Janensch wrote the script of Famine Echoes, a dramatic reading of what ordinary men and women told their descendants about Ireland's Great Hunger; the material was used by permission of Cathal Póirtéir, author of the 1995 book Famine Echoes, and the National Folklore Collection, University College Dublin. In March 2014 the dramatic reading was directed by Janensch in performance at Ireland's Great Hunger Museum in Hamden, Connecticut.

==Education career==
In the late 1980s, while still with Gannett, Janensch taught newspaper management as an adjunct professor at Columbia University Graduate School of Journalism. As editor of the Rockland Journal-News, in 1990 he was a founder of Leadership Rockland, which offers existing and emerging leaders an educational experience focused on the infrastructure of Rockland County, New York.

In 1995, Janensch became associate professor of journalism at Quinnipiac University (then Quinnipiac College) and later was granted tenure. He taught both graduate and undergraduate students during his 14 years there.

Under Quinnipiac auspices, Janensch visited China to give lectures on the American news media at the Beijing Broadcasting Institute in 1997, 1998, and 2000. He also hosted visiting professors from China in an exchange between this institute and Quinnipiac. He moderated and served on panels on ethics, political polls, and other matters at annual conferences of the Association for Education in Journalism and Mass Communication (AEJMC). He taught a course on the autobiographical writings of Frank McCourt and Malachy McCourt to Quinnipiac students studying in County Kerry, Ireland.
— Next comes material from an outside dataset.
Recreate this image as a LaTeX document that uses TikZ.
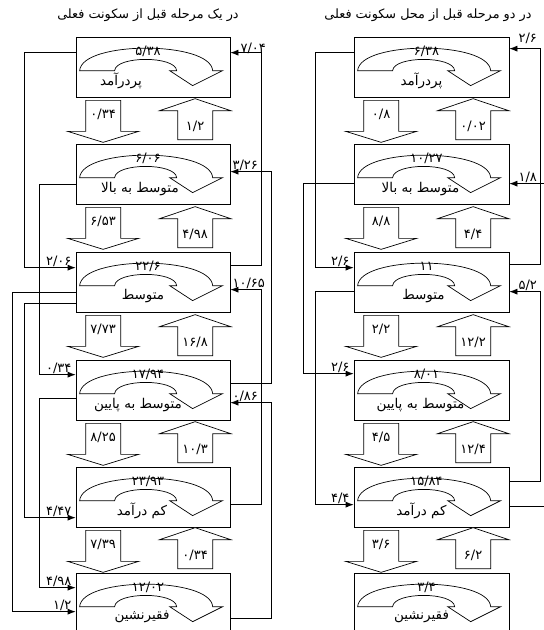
\documentclass[tikz,border=0pt]{standalone}
\usepackage{fontspec}
\TeXXeTstate=1
\newfontfamily\farsi[Script=Arabic]{DejaVu Sans}
\usetikzlibrary{arrows.meta}
\tikzset{
  box/.style={draw, line width=0.7pt, minimum width=154pt, minimum height=60pt, inner sep=0pt},
  flow/.style={line width=0.7pt, -{Latex[length=8pt,width=6pt]}},
  blk/.style={draw, line width=0.7pt, fill=white},
  num/.style={font=\farsi\fontsize{13}{14}\selectfont, inner sep=1pt},
  tag/.style={font=\farsi\fontsize{13.5}{15}\selectfont, inner sep=1pt},
  headline/.style={font=\farsi\fontsize{12.8}{15}\selectfont, inner sep=1pt},
  pics/uturn/.style={code={%
      \draw[line width=0.7pt] (4,34) .. controls (6,4) and (135,4) .. (137,34)
        -- (147,34) -- (117,49) -- (94,34) -- (101,34)
        .. controls (100,19) and (40,19) .. (39,34) -- cycle;
  }},
  pics/dnarrow/.style={code={%
      \draw[blk] (10,3) -- (45,3) -- (45,34) -- (63,34) -- (27.5,45) -- (-8,34) -- (10,34) -- cycle;
      \node[num] at (27.5,17) {#1};
  }},
  pics/uparrow/.style={code={%
      \draw[blk] (102,-4) -- (137,-4) -- (137,-33) -- (155,-33) -- (119.5,-45) -- (84,-33) -- (102,-33) -- cycle;
      \node[num] at (119.5,-17) {#1};
  }},
}
\begin{document}
\begin{tikzpicture}[x=1pt, y=-1pt]
    \useasboundingbox (0,0) rectangle (544,630);
    % titles
    \node[headline] (Lt) at (148,15) {\beginR در یک مرحله قبل از سکونت فعلی\endR};
    \node[headline] (Rt) at (428,15) {\beginR در دو مرحله قبل از محل سکونت فعلی\endR};
    % left column of classes
    \node[box] (L1) at (153,67) {};
    \node[box] (L2) at (153,174) {};
    \node[box] (L3) at (153,282) {};
    \node[box] (L4) at (153,390) {};
    \node[box] (L5) at (153,497) {};
    \node[box] (L6) at (153,603) {};
    % right column of classes
    \node[box, minimum width=155pt] (R1) at (431.5,67) {};
    \node[box, minimum width=155pt] (R2) at (431.5,174) {};
    \node[box, minimum width=155pt] (R3) at (431.5,282) {};
    \node[box, minimum width=155pt] (R4) at (431.5,390) {};
    \node[box, minimum width=155pt] (R5) at (431.5,497) {};
    \node[box, minimum width=155pt] (R6) at (431.5,603) {};
    % staying arrows
    \pic at (L1.north west) {uturn};
    \pic at (L2.north west) {uturn};
    \pic at (L3.north west) {uturn};
    \pic at (L4.north west) {uturn};
    \pic at (L5.north west) {uturn};
    \pic at (L6.north west) {uturn};
    \pic at (R1.north west) {uturn};
    \pic at (R2.north west) {uturn};
    \pic at (R3.north west) {uturn};
    \pic at (R4.north west) {uturn};
    \pic at (R5.north west) {uturn};
    \pic at (R6.north west) {uturn};
    % values and class names
    \node[num] (L1v) at ([xshift=-5pt,yshift=-15pt]L1.north) {۵/۳۸};
    \node[num] (L2v) at ([xshift=-5pt,yshift=-15pt]L2.north) {۶/۰۶};
    \node[num] (L3v) at ([xshift=-5pt,yshift=-15pt]L3.north) {۲۲/۶};
    \node[num] (L4v) at ([xshift=-5pt,yshift=-15pt]L4.north) {۱۷/۹۴};
    \node[num] (L5v) at ([xshift=-5pt,yshift=-15pt]L5.north) {۲۳/۹۳};
    \node[num] (L6v) at ([xshift=-5pt,yshift=-15pt]L6.north) {۱۲/۰۲};
    \node[num] (R1v) at ([xshift=-5pt,yshift=-15pt]R1.north) {۶/۳۸};
    \node[num] (R2v) at ([xshift=-5pt,yshift=-15pt]R2.north) {۱۰/۲۷};
    \node[num] (R3v) at ([xshift=-5pt,yshift=-15pt]R3.north) {۱۱};
    \node[num] (R4v) at ([xshift=-5pt,yshift=-15pt]R4.north) {۸/۰۱};
    \node[num] (R5v) at ([xshift=-5pt,yshift=-15pt]R5.north) {۱۵/۸۴};
    \node[num] (R6v) at ([xshift=-5pt,yshift=-15pt]R6.north) {۳/۴};
    \node[tag] (L1n) at ([xshift=-32pt,yshift=-14pt]L1.center) {\beginR پردرآمد\endR};
    \node[tag] (L2n) at ([xshift=-13pt,yshift=-15pt]L2.center) {\beginR متوسط به بالا\endR};
    \node[tag] (L3n) at ([xshift=-10pt,yshift=-14pt]L3.center) {\beginR متوسط\endR};
    \node[tag] (L4n) at ([xshift=-15pt,yshift=-15pt]L4.center) {\beginR متوسط به پایین\endR};
    \node[tag] (L5n) at ([xshift=-11pt,yshift=-14pt]L5.center) {\beginR کم درآمد\endR};
    \node[tag] (L6n) at ([xshift=-11pt,yshift=-14pt]L6.center) {\beginR فقیرنشین\endR};
    \node[tag] (R1n) at ([xshift=-10pt,yshift=-14pt]R1.center) {\beginR پردرآمد\endR};
    \node[tag] (R2n) at ([xshift=-11pt,yshift=-15pt]R2.center) {\beginR متوسط به بالا\endR};
    \node[tag] (R3n) at ([xshift=-8pt,yshift=-14pt]R3.center) {\beginR متوسط\endR};
    \node[tag] (R4n) at ([xshift=-11pt,yshift=-15pt]R4.center) {\beginR متوسط به پایین\endR};
    \node[tag] (R5n) at ([xshift=-10pt,yshift=-14pt]R5.center) {\beginR کم درآمد\endR};
    \node[tag] (R6n) at ([xshift=-10pt,yshift=-14pt]R6.center) {\beginR فقیرنشین\endR};
    % moves between neighbouring classes
    \pic at (L1.south west) {dnarrow={۰/۳۴}};
    \pic at (L2.south west) {dnarrow={۶/۵۳}};
    \pic at (L3.south west) {dnarrow={۷/۷۳}};
    \pic at (L4.south west) {dnarrow={۸/۲۵}};
    \pic at (L5.south west) {dnarrow={۷/۳۹}};
    \pic at (L2.north west) {uparrow={۱/۲}};
    \pic at (L3.north west) {uparrow={۴/۹۸}};
    \pic at (L4.north west) {uparrow={۱۶/۸}};
    \pic at (L5.north west) {uparrow={۱۰/۳}};
    \pic at (L6.north west) {uparrow={۰/۳۴}};
    \pic at (R1.south west) {dnarrow={۰/۸}};
    \pic at (R2.south west) {dnarrow={۸/۸}};
    \pic at (R3.south west) {dnarrow={۲/۲}};
    \pic at (R4.south west) {dnarrow={۴/۵}};
    \pic at (R5.south west) {dnarrow={۳/۶}};
    \pic at (R2.north west) {uparrow={۰/۰۲}};
    \pic at (R3.north west) {uparrow={۴/۴}};
    \pic at (R4.north west) {uparrow={۱۲/۲}};
    \pic at (R5.north west) {uparrow={۱۲/۴}};
    \pic at (R6.north west) {uparrow={۶/۲}};
    % long moves, left column
    \draw[flow] ([yshift=-16pt]L1.north west) -- ++(-51,0) |- ([yshift=-16pt]L3.north west);
    \draw[flow] ([yshift=-41pt]L2.north west) -- ++(-36,0) |- ([yshift=-15pt]L4.north west);
    \draw[flow] ([yshift=-41pt]L3.north west) -- ++(-63,0) |- ([yshift=-39pt]L6.north west);
    \draw[flow] ([yshift=-52pt]L3.north west) -- ++(-51,0) |- ([yshift=-51pt]L5.north west);
    \draw[flow] ([yshift=-39pt]L4.north west) -- ++(-36,0) |- ([yshift=-15pt]L6.north west);
    \draw[flow] ([yshift=-14pt]L3.north east) -- ++(31,0) |- ([yshift=-16pt]L1.north east);
    \draw[flow] ([yshift=-24pt]L4.north east) -- ++(41,0) |- ([yshift=-28pt]L2.north east);
    \draw[flow] ([yshift=-38pt]L5.north east) -- ++(31,0) |- ([yshift=-38pt]L3.north east);
    \draw[flow] ([yshift=-46pt]L6.north east) -- ++(41,0) |- ([yshift=-43pt]L4.north east);
    \node[num, above left] at ([xshift=-3pt,yshift=-16pt]L3.north west) {۲/۰۶};
    \node[num, above left] at ([xshift=-3pt,yshift=-15pt]L4.north west) {۰/۳۴};
    \node[num, above left] at ([xshift=-3pt,yshift=-51pt]L5.north west) {۴/۴۷};
    \node[num, above left] at ([xshift=-3pt,yshift=-15pt]L6.north west) {۴/۹۸};
    \node[num, above left] at ([xshift=-3pt,yshift=-39pt]L6.north west) {۱/۲};
    \node[num, above right] at ([xshift=9pt,yshift=-18pt]L1.north east) {۷/۰۴};
    \node[num, above right] at ([xshift=1pt,yshift=-28pt]L2.north east) {۳/۲۶};
    \node[num, above right] at ([xshift=1pt,yshift=-38pt]L3.north east) {۱۰/۶۵};
    \node[num, above right] at ([xshift=1pt,yshift=-43pt]L4.north east) {۰/۸۶};
    % long moves, right column
    \draw[flow] ([yshift=-16pt]R1.north west) -- ++(-38,0) |- ([yshift=-16pt]R3.north west);
    \draw[flow] ([yshift=-40pt]R2.north west) -- ++(-50,0) |- ([yshift=-14pt]R4.north west);
    \draw[flow] ([yshift=-40pt]R3.north west) -- ++(-38,0) |- ([yshift=-38pt]R5.north west);
    \draw[flow] ([yshift=-13pt]R3.north east) -- ++(31,0) |- ([yshift=-12pt]R1.north east);
    \draw[flow] ([yshift=-15pt]R5.north east) -- ++(31,0) |- ([yshift=-40pt]R3.north east);
    \draw[flow] ([yshift=-40pt]R5.north east) -- ++(38,0) |- ([yshift=-40pt]R2.north east);
    \node[num, above left] at ([xshift=-3pt,yshift=-16pt]R3.north west) {۲/۶};
    \node[num, above left] at ([xshift=-3pt,yshift=-14pt]R4.north west) {۲/۶};
    \node[num, above left] at ([xshift=-3pt,yshift=-38pt]R5.north west) {۴/۴};
    \node[num, above right] at ([xshift=8pt,yshift=-8pt]R1.north east) {۲/۶};
    \node[num, above right] at ([xshift=8pt,yshift=-40pt]R2.north east) {۱/۸};
    \node[num, above right] at ([xshift=8pt,yshift=-40pt]R3.north east) {۵/۲};
\end{tikzpicture}
\end{document}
Janensch retired in June 2009 and was granted Professor Emeritus status. In April 2013 he was appointed a writing adjunct at Ireland's Great Hunger Museum (Musaem An Ghorta Mhoir) at Quinnipiac University. He continued to teach a seminar on news media systems around the world as an adjunct.

==Personal life and death==
Born November 26, 1938, Carl Paul Janensch Jr., in Evanston, Illinois, Janensch was a graduate of Georgetown University (B.A., 1960) and Columbia University Graduate School of Journalism (M.S.J., 1964). He married Courier-Journal reporter Gail Evans in 1969. They had three adult children and two grandsons. They divided their time between homes in Connecticut and Florida. Janensch was related to German paleontologist and geologist Werner Janensch (1878–1969).

Janensch died on July 15, 2025, at the age 86.